→ **Exercise requirements**
Go from the first line to the line with "(search) at (349,776)" and return those lines verbatim, ends included.

▬▬▬▬▬▬

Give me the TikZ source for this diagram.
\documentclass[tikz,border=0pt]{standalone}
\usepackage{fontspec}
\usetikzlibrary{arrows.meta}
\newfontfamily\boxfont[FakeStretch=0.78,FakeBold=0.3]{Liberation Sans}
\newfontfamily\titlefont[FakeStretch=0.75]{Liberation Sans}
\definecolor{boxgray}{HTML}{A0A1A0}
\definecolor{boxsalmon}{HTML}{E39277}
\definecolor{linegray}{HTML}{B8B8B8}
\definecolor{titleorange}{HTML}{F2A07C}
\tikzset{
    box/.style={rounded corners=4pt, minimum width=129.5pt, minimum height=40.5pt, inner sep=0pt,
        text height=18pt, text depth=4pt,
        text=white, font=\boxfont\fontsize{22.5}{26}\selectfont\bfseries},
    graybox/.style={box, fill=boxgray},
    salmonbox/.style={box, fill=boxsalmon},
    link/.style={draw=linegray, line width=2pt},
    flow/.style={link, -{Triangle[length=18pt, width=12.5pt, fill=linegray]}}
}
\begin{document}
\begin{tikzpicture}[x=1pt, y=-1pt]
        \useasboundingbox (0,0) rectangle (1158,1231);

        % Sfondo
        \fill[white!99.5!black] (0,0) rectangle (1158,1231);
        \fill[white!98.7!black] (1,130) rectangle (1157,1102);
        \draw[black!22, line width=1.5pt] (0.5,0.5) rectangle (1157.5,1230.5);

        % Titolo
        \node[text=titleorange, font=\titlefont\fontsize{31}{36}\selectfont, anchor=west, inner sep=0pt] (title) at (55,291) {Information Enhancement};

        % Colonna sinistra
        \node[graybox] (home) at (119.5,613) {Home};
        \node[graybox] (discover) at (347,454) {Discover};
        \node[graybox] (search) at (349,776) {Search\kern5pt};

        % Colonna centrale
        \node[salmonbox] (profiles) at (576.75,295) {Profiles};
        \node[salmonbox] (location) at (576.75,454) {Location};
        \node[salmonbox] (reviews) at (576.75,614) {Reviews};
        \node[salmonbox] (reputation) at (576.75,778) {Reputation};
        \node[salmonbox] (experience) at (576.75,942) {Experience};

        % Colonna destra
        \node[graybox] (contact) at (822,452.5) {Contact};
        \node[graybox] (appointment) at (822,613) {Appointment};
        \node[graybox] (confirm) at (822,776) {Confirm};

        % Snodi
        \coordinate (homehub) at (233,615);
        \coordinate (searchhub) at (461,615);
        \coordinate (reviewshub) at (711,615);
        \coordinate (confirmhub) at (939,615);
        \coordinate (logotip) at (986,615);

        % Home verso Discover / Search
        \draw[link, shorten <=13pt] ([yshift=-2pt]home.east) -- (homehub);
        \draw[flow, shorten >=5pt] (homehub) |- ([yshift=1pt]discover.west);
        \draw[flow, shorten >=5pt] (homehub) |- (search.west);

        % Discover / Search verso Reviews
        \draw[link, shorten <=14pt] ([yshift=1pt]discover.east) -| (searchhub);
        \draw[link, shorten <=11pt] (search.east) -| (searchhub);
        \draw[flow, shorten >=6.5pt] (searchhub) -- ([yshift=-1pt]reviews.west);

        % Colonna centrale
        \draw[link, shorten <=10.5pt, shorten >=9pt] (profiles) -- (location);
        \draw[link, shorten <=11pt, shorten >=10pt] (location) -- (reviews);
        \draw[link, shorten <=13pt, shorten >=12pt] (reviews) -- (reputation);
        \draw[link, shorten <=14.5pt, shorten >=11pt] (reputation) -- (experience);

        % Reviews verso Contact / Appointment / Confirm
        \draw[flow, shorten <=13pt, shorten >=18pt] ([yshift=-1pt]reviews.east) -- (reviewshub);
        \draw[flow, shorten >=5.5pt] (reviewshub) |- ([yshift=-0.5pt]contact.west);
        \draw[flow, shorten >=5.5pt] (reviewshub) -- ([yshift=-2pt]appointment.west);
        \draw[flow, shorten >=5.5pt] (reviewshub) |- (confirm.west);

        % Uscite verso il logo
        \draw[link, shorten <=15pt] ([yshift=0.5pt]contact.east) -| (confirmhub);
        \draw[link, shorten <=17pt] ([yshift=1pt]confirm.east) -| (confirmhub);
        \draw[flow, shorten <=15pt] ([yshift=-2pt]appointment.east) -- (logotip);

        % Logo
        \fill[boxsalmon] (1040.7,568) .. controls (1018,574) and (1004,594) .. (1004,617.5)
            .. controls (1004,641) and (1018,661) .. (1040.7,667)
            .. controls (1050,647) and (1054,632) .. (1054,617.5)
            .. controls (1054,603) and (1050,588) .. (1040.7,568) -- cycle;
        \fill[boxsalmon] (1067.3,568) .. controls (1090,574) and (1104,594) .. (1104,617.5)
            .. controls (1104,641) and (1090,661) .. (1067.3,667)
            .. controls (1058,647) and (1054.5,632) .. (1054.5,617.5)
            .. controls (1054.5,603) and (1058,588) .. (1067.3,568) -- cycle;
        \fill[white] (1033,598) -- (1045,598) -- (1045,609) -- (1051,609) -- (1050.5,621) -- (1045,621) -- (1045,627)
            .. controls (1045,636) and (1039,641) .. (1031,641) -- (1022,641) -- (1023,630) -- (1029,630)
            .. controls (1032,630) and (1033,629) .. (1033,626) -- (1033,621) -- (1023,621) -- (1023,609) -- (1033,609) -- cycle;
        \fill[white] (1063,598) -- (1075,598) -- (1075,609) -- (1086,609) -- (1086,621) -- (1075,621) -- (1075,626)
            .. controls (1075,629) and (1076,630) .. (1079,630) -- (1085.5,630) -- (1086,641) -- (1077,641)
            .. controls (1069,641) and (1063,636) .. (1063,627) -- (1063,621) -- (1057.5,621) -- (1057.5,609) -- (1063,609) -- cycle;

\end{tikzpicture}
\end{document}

▬▬▬▬▬▬

→ **Task response**
Give me the TikZ source for this diagram.
\documentclass[tikz,border=0pt]{standalone}
\usepackage{fontspec}
\usetikzlibrary{arrows.meta}
\newfontfamily\boxfont[FakeStretch=0.78,FakeBold=0.3]{Liberation Sans}
\newfontfamily\titlefont[FakeStretch=0.75]{Liberation Sans}
\definecolor{boxgray}{HTML}{A0A1A0}
\definecolor{boxsalmon}{HTML}{E39277}
\definecolor{linegray}{HTML}{B8B8B8}
\definecolor{titleorange}{HTML}{F2A07C}
\tikzset{
    box/.style={rounded corners=4pt, minimum width=129.5pt, minimum height=40.5pt, inner sep=0pt,
        text height=18pt, text depth=4pt,
        text=white, font=\boxfont\fontsize{22.5}{26}\selectfont\bfseries},
    graybox/.style={box, fill=boxgray},
    salmonbox/.style={box, fill=boxsalmon},
    link/.style={draw=linegray, line width=2pt},
    flow/.style={link, -{Triangle[length=18pt, width=12.5pt, fill=linegray]}}
}
\begin{document}
\begin{tikzpicture}[x=1pt, y=-1pt]
        \useasboundingbox (0,0) rectangle (1158,1231);

        % Sfondo
        \fill[white!99.5!black] (0,0) rectangle (1158,1231);
        \fill[white!98.7!black] (1,130) rectangle (1157,1102);
        \draw[black!22, line width=1.5pt] (0.5,0.5) rectangle (1157.5,1230.5);

        % Titolo
        \node[text=titleorange, font=\titlefont\fontsize{31}{36}\selectfont, anchor=west, inner sep=0pt] (title) at (55,291) {Information Enhancement};

        % Colonna sinistra
        \node[graybox] (home) at (119.5,613) {Home};
        \node[graybox] (discover) at (347,454) {Discover};
        \node[graybox] (search) at (349,776) {Search\kern5pt};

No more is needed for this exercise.